**Data lines**
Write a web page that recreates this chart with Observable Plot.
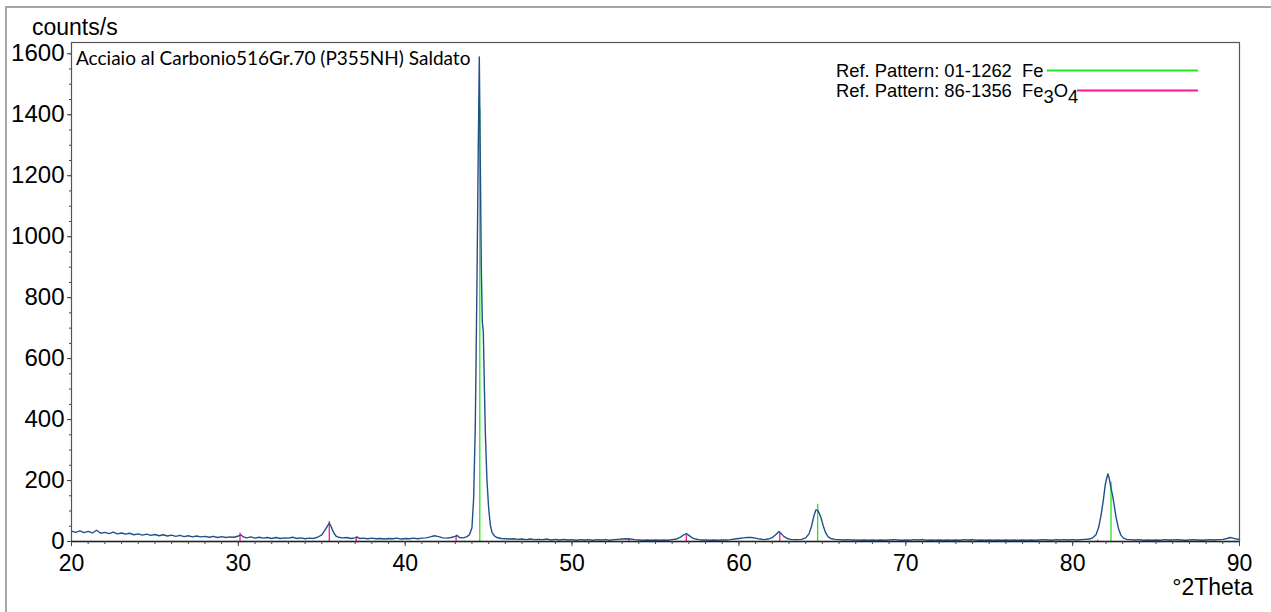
<!DOCTYPE html>
<html><head><meta charset="utf-8">
<script src="https://cdn.jsdelivr.net/npm/d3@7"></script>
<script src="https://cdn.jsdelivr.net/npm/@observablehq/plot@0.6"></script>
<style>body{margin:0;background:#fff;overflow:hidden}</style>
</head><body><div id="chart"></div>
<script>
// measured diffraction pattern: [°2Theta, counts/s]
const scan = [
[20.0,34],[20.25,30],[20.5,35],[20.75,29],[21.0,33],[21.25,28],[21.5,37],[21.75,27],[22.0,30],[22.25,26],[22.5,31],[22.75,25],
[23.0,28],[23.25,24],[23.5,27],[23.75,22],[24.0,25],[24.25,21],[24.5,24],[24.75,20],[25.0,23],[25.25,19],[25.5,22],[25.75,18],
[26.0,21],[26.25,17],[26.5,20],[26.75,16],[27.0,19],[27.25,15],[27.5,18],[27.75,15],[28.0,17],[28.25,14],[28.5,17],[28.75,13],
[29.0,16],[29.25,13],[29.5,15],[29.75,14],[30.0,18],[30.15,22],[30.3,15],[30.5,12],[30.75,15],[31.0,11],[31.25,14],[31.5,11],
[31.75,13],[32.0,10],[32.25,13],[32.5,10],[32.75,12],[33.0,11],[33.25,14],[33.5,10],[33.75,12],[34.0,9],[34.25,11],[34.5,10],
[34.75,14],[35.0,22],[35.2,38],[35.35,52],[35.45,60],[35.55,50],[35.7,30],[35.85,18],[36.0,14],[36.25,12],[36.5,13],[36.75,10],
[37.0,12],[37.1,15],[37.25,10],[37.5,11],[37.75,9],[38.0,11],[38.25,9],[38.5,10],[38.75,8],[39.0,10],[39.25,9],[39.5,11],
[39.75,8],[40.0,10],[40.25,9],[40.5,11],[40.75,9],[41.0,11],[41.25,12],[41.5,15],[41.75,19],[42.0,16],[42.25,12],[42.5,11],
[42.75,13],[43.0,17],[43.1,20],[43.25,13],[43.5,12],[43.7,16],[43.85,22],[44.0,45],[44.1,140],[44.2,380],[44.3,850],[44.38,1300],
[44.44,1590],[44.5,1250],[44.56,900],[44.62,720],[44.68,690],[44.74,520],[44.8,360],[44.9,200],[45.0,110],[45.1,55],[45.2,30],
[45.35,18],[45.5,13],[45.75,10],[46.0,9],[46.25,8],[46.5,9],[46.75,7],[47.0,8],[47.25,6],[47.5,8],[47.75,6],[48.0,7],[48.25,6],
[48.5,8],[48.75,5],[49.0,7],[49.25,5],[49.5,7],[49.75,5],[50.0,6],[50.25,4],[50.5,6],[50.75,5],[51.0,6],[51.25,4],[51.5,6],
[51.75,5],[52.0,6],[52.25,4],[52.5,6],[52.75,7],[53.0,8],[53.25,9],[53.5,8],[53.75,6],[54.0,5],[54.25,4],[54.5,5],[54.75,4],
[55.0,5],[55.25,4],[55.5,5],[55.75,4],[56.0,6],[56.25,8],[56.5,14],[56.7,22],[56.85,26],[57.0,20],[57.2,12],[57.4,8],[57.6,6],
[57.75,5],[58.0,5],[58.25,4],[58.5,5],[58.75,4],[59.0,5],[59.25,5],[59.5,6],[59.75,8],[60.0,10],[60.25,12],[60.5,13],[60.75,13],
[61.0,11],[61.25,8],[61.5,6],[61.75,8],[62.0,13],[62.2,22],[62.4,33],[62.55,25],[62.7,16],[62.9,10],[63.1,7],[63.3,6],[63.5,6],
[63.75,7],[64.0,12],[64.2,25],[64.35,50],[64.5,85],[64.62,104],[64.72,102],[64.82,92],[64.92,78],[65.05,52],[65.2,28],[65.35,15],
[65.5,10],[65.75,7],[66.0,6],[66.25,5],[66.5,6],[66.75,5],[67.0,5],[67.25,4],[67.5,5],[67.75,4],[68.0,5],[68.25,4],[68.5,5],
[68.75,4],[69.0,5],[69.25,6],[69.5,5],[69.75,4],[70.0,5],[70.25,4],[70.5,6],[70.75,5],[71.0,6],[71.25,4],[71.5,5],[71.75,4],
[72.0,5],[72.25,4],[72.5,5],[72.75,4],[73.0,5],[73.25,4],[73.5,6],[73.75,5],[74.0,6],[74.25,4],[74.5,5],[74.75,4],[75.0,5],
[75.25,4],[75.5,5],[75.75,4],[76.0,5],[76.25,4],[76.5,5],[76.75,4],[77.0,5],[77.25,4],[77.5,5],[77.75,4],[78.0,5],[78.25,6],
[78.5,5],[78.75,4],[79.0,6],[79.25,5],[79.5,6],[79.75,5],[80.0,6],[80.25,5],[80.5,6],[80.75,7],[81.0,8],[81.2,12],[81.4,22],
[81.55,45],[81.7,85],[81.85,140],[81.95,185],[82.05,210],[82.12,222],[82.2,205],[82.3,175],[82.4,150],[82.5,115],[82.6,80],
[82.75,42],[82.9,20],[83.05,11],[83.25,7],[83.5,6],[83.75,5],[84.0,6],[84.25,4],[84.5,5],[84.75,4],[85.0,5],[85.25,4],[85.5,6],
[85.75,5],[86.0,5],[86.25,6],[86.5,5],[86.75,4],[87.0,5],[87.25,6],[87.5,5],[87.75,4],[88.0,5],[88.25,6],[88.5,5],[88.75,6],
[89.0,7],[89.25,10],[89.45,13],[89.6,11],[89.8,8],[90.0,7]
];
// reference pattern sticks
const feAngles  = [44.47, 64.72, 82.3];
const feHeights = [1420, 122, 195];
const fe3o4Angles  = [30.1, 35.45, 37.07, 43.05, 53.4, 56.85, 62.45, 73.9, 81.5];
const fe3o4Heights = [28, 66, 12, 18, 8, 20, 26, 6, 4];
const xTicks = [20, 30, 40, 50, 60, 70, 80, 90];
const yTicks = [0, 200, 400, 600, 800, 1000, 1200, 1400, 1600];
const xMinor = d3.range(20, 91, 1);
const yMinor = d3.range(0, 1601, 50);
const legendCodes = ["Ref. Pattern: 01-1262", "Ref. Pattern: 86-1356"];
const sampleTitle = "Acciaio al Carbonio516Gr.70 (P355NH) Saldato";

const scanData = scan.map(([x, y]) => ({x, y}));
const feData = feAngles.map((x, i) => ({x, h: feHeights[i]}));
const mgData = fe3o4Angles.map((x, i) => ({x, h: fe3o4Heights[i]}));

const GREEN = "#1fe81f", PINK = "#ff1493", BLUE = "#1f5189";

const chart = Plot.plot({
  width: 1271, height: 612,
  marginLeft: 71, marginRight: 32, marginTop: 42, marginBottom: 71,
  style: {fontFamily: "'Liberation Sans', Arial, sans-serif", background: "transparent", color: "#000"},
  x: {domain: [20, 90]},
  y: {domain: [0, 1637]},
  marks: [
    Plot.ruleX(feData, {x: "x", y1: 0, y2: "h", stroke: GREEN, strokeWidth: 1.3}),
    Plot.ruleX(mgData, {x: "x", y1: 0, y2: "h", stroke: PINK, strokeWidth: 1.3}),
    Plot.line(scanData, {x: "x", y: "y", stroke: BLUE, strokeWidth: 1.4}),
    Plot.frame({stroke: "#555", strokeWidth: 1.2}),
    Plot.ruleY([0], {stroke: "#222", strokeWidth: 1.3}),
    Plot.axisX({ticks: xMinor, tickSize: 3, text: null, label: null, stroke: "#444"}),
    Plot.axisX({ticks: xTicks, tickSize: 5, tickPadding: 8, fontSize: 23, label: null, stroke: "#444"}),
    Plot.axisY({ticks: yMinor, tickSize: 2, text: null, label: null, stroke: "#444"}),
    Plot.axisY({ticks: yTicks, tickSize: 4, tickPadding: 3, fontSize: 24, label: null, stroke: "#444", tickFormat: d => String(d)})
  ]
});
document.getElementById("chart").appendChild(chart);

const svg = d3.select(chart);
svg.insert("rect", ":first-child")
  .attr("x", 6).attr("y", 7).attr("width", 1400).attr("height", 800)
  .attr("fill", "none").attr("stroke", "#a6a6a6").attr("stroke-width", 2);

svg.append("text").attr("x", 32).attr("y", 35).attr("text-anchor", "start")
  .attr("font-family", "'Liberation Sans', Arial, sans-serif").attr("font-size", 23)
  .text("counts/s");
svg.append("text").attr("x", 1253).attr("y", 595).attr("text-anchor", "end")
  .attr("font-family", "'Liberation Sans', Arial, sans-serif").attr("font-size", 23)
  .text("°2Theta");
svg.append("text").attr("x", 76).attr("y", 65).attr("text-anchor", "start")
  .attr("font-family", "Lato, 'Open Sans', sans-serif").attr("font-size", 19)
  .text(sampleTitle);

// legend
const lg = svg.append("g").attr("text-anchor", "start")
  .attr("font-family", "'Liberation Sans', Arial, sans-serif").attr("font-size", 18.4);
const t1 = lg.append("text").attr("x", 836).attr("y", 77).attr("xml:space", "preserve");
t1.text(legendCodes[0] + "  Fe");
lg.append("line").attr("x1", 1047).attr("x2", 1198).attr("y1", 70.5).attr("y2", 70.5)
  .attr("stroke", GREEN).attr("stroke-width", 2);
const t2 = lg.append("text").attr("x", 836).attr("y", 97).attr("xml:space", "preserve");
t2.append("tspan").text(legendCodes[1] + "  Fe");
t2.append("tspan").attr("dy", 6).text("3");
t2.append("tspan").attr("dy", -6).text("O");
t2.append("tspan").attr("dy", 6).text("4");
lg.append("line").attr("x1", 1077).attr("x2", 1198).attr("y1", 90.5).attr("y2", 90.5)
  .attr("stroke", PINK).attr("stroke-width", 2);
</script>
</body></html>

**Short exercise**
Go through the lines above. Select every one that has the string "chart".

**Output**
Write a web page that recreates this chart with Observable Plot.
</head><body><div id="chart"></div>
const chart = Plot.plot({
document.getElementById("chart").appendChild(chart);
const svg = d3.select(chart);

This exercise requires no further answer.